The Sequoia China business will retain its Chinese name and will become HongShan in English, the release said. Sequoia India and Southeast Asia will become Peak XV Partners, while the U.S. and Europe venture capital business will continue to be known as Sequoia Capital.
The firm's Sequoia Heritage and Sequoia Capital Global Equities businesses will also operate under the Sequoia banner, the release said.
"It has become increasingly complex to run a decentralized global investment business," the release said. Due to each business working to meet the opportunities of their own markets and across a range of sectors, using a centralized back-office function is "more of a hindrance than an advantage. Additionally, as each entity's portfolio has expanded to include companies that are becoming global leaders, we've seen growing market confusion due to the shared Sequoia brand as well as portfolio conflicts across entities," the release said.
The firm has investments across the health-care, technology and traditional consumer sectors.
The firm will host a call with limited partners in the coming days, the release said.
Sequoia China manages about $56 billion asset under management.

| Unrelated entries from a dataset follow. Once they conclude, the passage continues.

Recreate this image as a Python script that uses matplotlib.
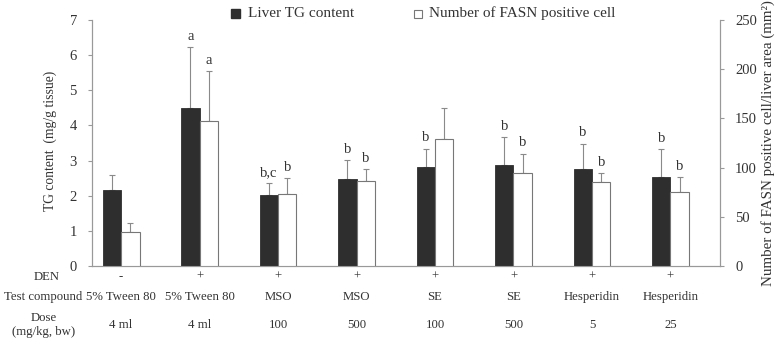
import matplotlib
matplotlib.use("Agg")
import matplotlib.pyplot as plt
import matplotlib.transforms as mtransforms
import numpy as np
from matplotlib.patches import Rectangle

plt.rcParams['font.family'] = ['Liberation Serif', 'DejaVu Serif']

den = ["-", "+", "+", "+", "+", "+", "+", "+"]
compound = ["5% Tween 80", "5% Tween 80", "MSO", "MSO", "SE", "SE", "Hesperidin", "Hesperidin"]
dose = ["4 ml", "4 ml", "100", "500", "100", "500", "5", "25"]
tg = [2.16, 4.50, 2.01, 2.47, 2.81, 2.88, 2.76, 2.54]
tg_err = [0.44, 1.74, 0.35, 0.55, 0.53, 0.79, 0.72, 0.78]
fasn = [35, 147, 73, 86, 129, 94.5, 85, 75]
fasn_err = [9, 51, 16, 12.5, 31.5, 19.5, 9.5, 15]
tg_labels = ["", "a", "b,c", "b", "b", "b", "b", "b"]
fasn_labels = ["", "a", "b", "b", "", "b", "b", "b"]

fig = plt.figure(figsize=(7.78, 3.41), dpi=100)
ax = fig.add_axes([0.1183, 0.22, 0.807, 0.7213])
ax2 = ax.twinx()

x = np.arange(len(tg))
w = 0.235
dark = "#2e2e2e"
ecol = "#8a8a8a"
txtc = "#333333"
ax.bar(x - w/2, tg, w, color=dark, edgecolor=dark, linewidth=0.6, zorder=3)
ax.errorbar(x - w/2, tg, yerr=[np.zeros(len(tg)), tg_err], fmt="none",
            ecolor=ecol, elinewidth=0.8, capsize=2.5, capthick=0.8, zorder=2)
ax2.bar(x + w/2, fasn, w, color="white", edgecolor="#777777", linewidth=0.8, zorder=3)
ax2.errorbar(x + w/2, fasn, yerr=[np.zeros(len(fasn)), fasn_err], fmt="none",
             ecolor=ecol, elinewidth=0.8, capsize=2.5, capthick=0.8, zorder=2)

ax.set_xlim(-0.37, 7.63)
ax.set_ylim(0, 7)
ax2.set_ylim(0, 250)
ax.set_yticks(range(0, 8))
ax2.set_yticks(range(0, 251, 50))
ax.set_xticks([])

for a in (ax, ax2):
    a.spines['top'].set_visible(False)
    for s in ('left', 'right', 'bottom'):
        a.spines[s].set_color("#999999")
        a.spines[s].set_linewidth(0.8)
    a.tick_params(axis='y', colors="#999999", labelcolor=txtc, labelsize=10.5, length=3, width=0.8, pad=8)

for i in range(len(tg)):
    if tg_labels[i]:
        ax.text(x[i] - w/2, tg[i] + tg_err[i] + 0.12, tg_labels[i], ha='center', va='bottom', fontsize=10.5, color=txtc)
    if fasn_labels[i]:
        ax2.text(x[i] + w/2, fasn[i] + fasn_err[i] + 4.5, fasn_labels[i], ha='center', va='bottom', fontsize=10.5, color=txtc)

ax.set_ylabel("TG content  (mg/g tissue)", fontsize=9.8, color=txtc)
ax.yaxis.set_label_coords(-0.056, 0.51)
ax2.set_ylabel("Number of FASN positive cell/liver area (mm²)", fontsize=10.8, color=txtc, rotation=90)
ax2.yaxis.set_label_coords(1.066, 0.50)

# table rows below
rows_y = [1 - 277/341, 1 - 297/341, 1 - 325/341]
fs = 9.2
fig.text(47/778, rows_y[0], "DEN", ha='center', va='center', fontsize=fs, color=txtc)
fig.text(43/778, rows_y[1], "Test compound", ha='center', va='center', fontsize=fs, color=txtc)
fig.text(44/778, rows_y[2], "Dose\n(mg/kg, bw)", ha='center', va='center', fontsize=fs, color=txtc, linespacing=1.25)
blend = mtransforms.blended_transform_factory(ax.transData, fig.transFigure)
for i in range(len(tg)):
    ax.text(x[i], rows_y[0], den[i], transform=blend, ha='center', va='center', fontsize=fs, color=txtc)
    ax.text(x[i], rows_y[1], compound[i], transform=blend, ha='center', va='center', fontsize=fs, color=txtc)
    ax.text(x[i], rows_y[2], dose[i], transform=blend, ha='center', va='center', fontsize=fs, color=txtc)

# legend
fig.patches.append(Rectangle((231/778, 1 - 18/341), 9/778, 9/341, transform=fig.transFigure,
                             facecolor=dark, edgecolor=dark))
fig.text(248/778, 1 - 13.5/341, "Liver TG content", ha='left', va='center', fontsize=11, color=txtc)
fig.patches.append(Rectangle((414/778, 1 - 18/341), 8/778, 8/341, transform=fig.transFigure,
                             facecolor="white", edgecolor="#777777", linewidth=0.8))
fig.text(429/778, 1 - 13.5/341, "Number of FASN positive cell", ha='left', va='center', fontsize=11, color=txtc)

fig.savefig("out.png", dpi=100)
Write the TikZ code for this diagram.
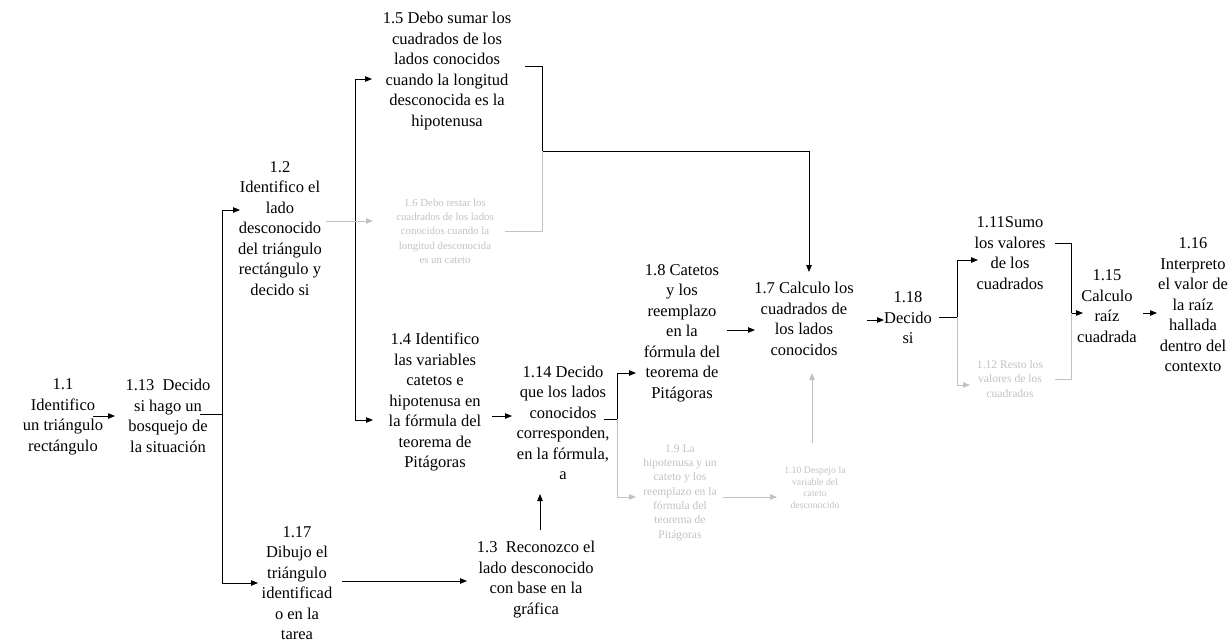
\documentclass[tikz,border=0pt]{standalone}
\usepackage{fontspec}
\setmainfont{Liberation Serif}
\usetikzlibrary{arrows.meta,calc}
\definecolor{faint}{HTML}{C2C2C2}
\tikzset{
  txt/.style={align=center, inner sep=0pt, font=\fontsize{16.5}{20.5}\selectfont},
  ghost/.style={align=center, inner sep=0pt, text=faint, font=\fontsize{10.8}{14.3}\selectfont},
  ghostwide/.style={align=center, inner sep=0pt, text=faint, font=\fontsize{11.6}{14.3}\selectfont},
  ghostsmall/.style={align=center, inner sep=0pt, text=faint, font=\fontsize{9.8}{11.7}\selectfont},
  link/.style={draw=black, line width=0.8pt},
  arr/.style={link, -{Triangle[length=7pt,width=5.5pt]}},
  glink/.style={draw=faint, line width=0.8pt},
  garr/.style={glink, -{Triangle[length=7pt,width=5.5pt]}},
}
\begin{document}
\begin{tikzpicture}[x=1pt,y=-1pt]
\useasboundingbox (0,0) rectangle (1230,641);

% ---- steps ----
\node[txt] (n11)  at (63,417)    {1.1\\Identifico\\un triángulo\\rectángulo};
\node[txt] (n113) at (168,416)   {1.13~ Decido\\si hago un\\bosquejo de\\la situación};
\node[txt] (n12)  at (280,228.5) {1.2\\Identifico el\\lado\\desconocido\\del triángulo\\rectángulo y\\decido si};
\node[txt] (n117) at (297,583)   {1.17\\Dibujo el\\triángulo\\identificad\\o en la\\tarea};
\node[txt] (n15)  at (447,71)    {1.5 Debo sumar los\\cuadrados de los\\lados conocidos\\cuando la longitud\\desconocida es la\\hipotenusa};
\node[ghost] (n16) at (445,231)  {1.6 Debo restar los\\cuadrados de los lados\\conocidos cuando la\\longitud desconocida\\es un cateto};
\node[txt] (n14)  at (435,402)   {1.4 Identifico\\las variables\\catetos e\\hipotenusa en\\la fórmula del\\teorema de\\Pitágoras};
\node[txt] (n114) at (563,423)   {1.14 Decido\\que los lados\\conocidos\\corresponden,\\en la fórmula,\\a};
\node[txt] (n13)  at (536,579.5) {1.3~ Reconozco el\\lado desconocido\\con base en la\\gráfica};
\node[txt] (n18)  at (682,333)   {1.8 Catetos\\y los\\reemplazo\\en la\\fórmula del\\teorema de\\Pitágoras};
\node[ghostwide] (n19) at (680,492.5) {1.9 La\\hipotenusa y un\\cateto y los\\reemplazo en la\\fórmula del\\teorema de\\Pitágoras};
\node[txt] (n17)  at (804,319)   {1.7 Calculo los\\cuadrados de\\los lados\\conocidos};
\node[ghostsmall] (n110) at (815,487.5) {1.10 Despejo la\\variable del\\cateto\\desconocido};
\node[txt] (n118) at (908,318)   {1.18\\Decido\\si};
\node[txt] (n111) at (1010,253)  {1.11Sumo\\los valores\\de los\\cuadrados};
\node[ghostwide] (n112) at (1010,379) {1.12 Resto los\\valores de los\\cuadrados};
\node[txt] (n115) at (1107,306)  {1.15\\Calculo\\raíz\\cuadrada};
\node[txt] (n116) at (1193,305)  {1.16\\Interpreto\\el valor de\\la raíz\\hallada\\dentro del\\contexto};

% ---- junctions ----
\coordinate (f1) at (222,414);
\coordinate (f2) at (355,221);
\coordinate (j1) at (542,151);
\coordinate (f3) at (617,419);
\coordinate (f4) at (957,317);
\coordinate (j2) at (1071,313);

% ---- connectors ----
\draw[arr] ($(n11.center)+(30,-1)$) -- ($(n113.center)+(-53,0)$);
\draw[link] ($(n113.center)+(32,-2)$) -- (f1);
\draw[arr] (f1) |- ($(n12.center)+(-40,-18.5)$);
\draw[arr] (f1) |- ($(n117.center)+(-39,0)$);

\draw[arr] (f2) |- ($(n15.center)+(-75,8)$);
\draw[arr] (f2) |- ($(n14.center)+(-62,18)$);
\draw[garr] ($(n12.center)+(46,-7.5)$) -- ($(n16.center)+(-72,-10)$);

\draw[arr] ($(n15.center)+(78,-5)$) -| (j1) -| ($(n17.center)+(5,-47)$);
\draw[glink] ($(n16.center)+(60,0)$) -| (j1);

\draw[arr] ($(n14.center)+(57,14)$) -- ($(n114.center)+(-51,-7)$);
\draw[arr] ($(n117.center)+(45,-2)$) -- ($(n13.center)+(-69,1.5)$);
\draw[arr] ($(n13.center)+(4,-49.5)$) -- ($(n114.center)+(-23,71)$);

\draw[link] ($(n114.center)+(41,-4)$) -- (f3);
\draw[arr] (f3) |- ($(n18.center)+(-46,40)$);
\draw[garr] (f3) |- ($(n19.center)+(-44,4.5)$);

\draw[arr] ($(n18.center)+(45,-3)$) -- ($(n17.center)+(-49,11)$);
\draw[garr] ($(n19.center)+(43,4.5)$) -- ($(n110.center)+(-38,9.5)$);
\draw[garr] ($(n110.center)+(-3,-44.5)$) -- ($(n17.center)+(8,54)$);

\draw[arr] ($(n17.center)+(63,1)$) -- ($(n118.center)+(-24,2)$);
\draw[link] ($(n118.center)+(31,-1)$) -- (f4);
\draw[arr] (f4) |- ($(n111.center)+(-32,7)$);
\draw[garr] (f4) |- ($(n112.center)+(-40,6)$);

\draw[arr] ($(n111.center)+(45,-10)$) -| (j2) -- ($(n115.center)+(-24,7)$);
\draw[glink] ($(n112.center)+(45,0)$) -| (j2);

\draw[arr] ($(n115.center)+(36,7)$) -- ($(n116.center)+(-36,8)$);
\end{tikzpicture}
\end{document}
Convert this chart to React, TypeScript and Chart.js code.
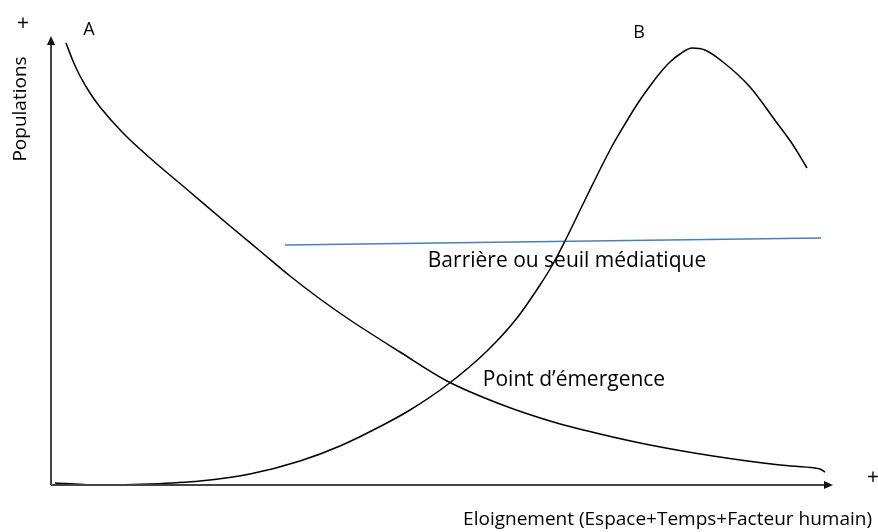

Neil Shen — co-author of the release — has run Sequoia's China presence since 2005. While many rival firms have committees outside China that approve or nix investments there, Sequoia China has been one of the few with its partners making their own on-the-ground decisions.
Mr. Shen has adeptly managed relationships with startup founders, Chinese officials and a global investor base.
Sequoia China invested in about 1,200 portfolio companies in the country and has more than 300 staff in the country. The fund raised about $9 billion for investments in 2022 from pensions, endowment funds and family offices from the U.S., Europe, the Middle East and Southeast Asia.
The prospects for investments in China are now mired in uncertainty. Regulatory actions on both sides of the Pacific are squeezing the nation's technology industry and create unpredictability for its financial backers.
China is still weathering a decline in venture capital investments, despite once being touted as a rival to Silicon Valley.
President Joe Biden plans to sign an executive order that will limit investment in key parts of China's economy by American businesses, people familiar have said. The U.S. has also been briefing its Group of Seven partners on the investment curbs, commonly referred to as reverse CFIUS.
In a speech on May 20, National Security Advisor Jake Sullivan confirmed that it "was no secret" that the U.S. has been working on developing the legal authorities for a targeted set of outbound investment controls.
The policies in work are complementary to ones that review transactions involving investment in the U.S., to determine if they are of national security concern.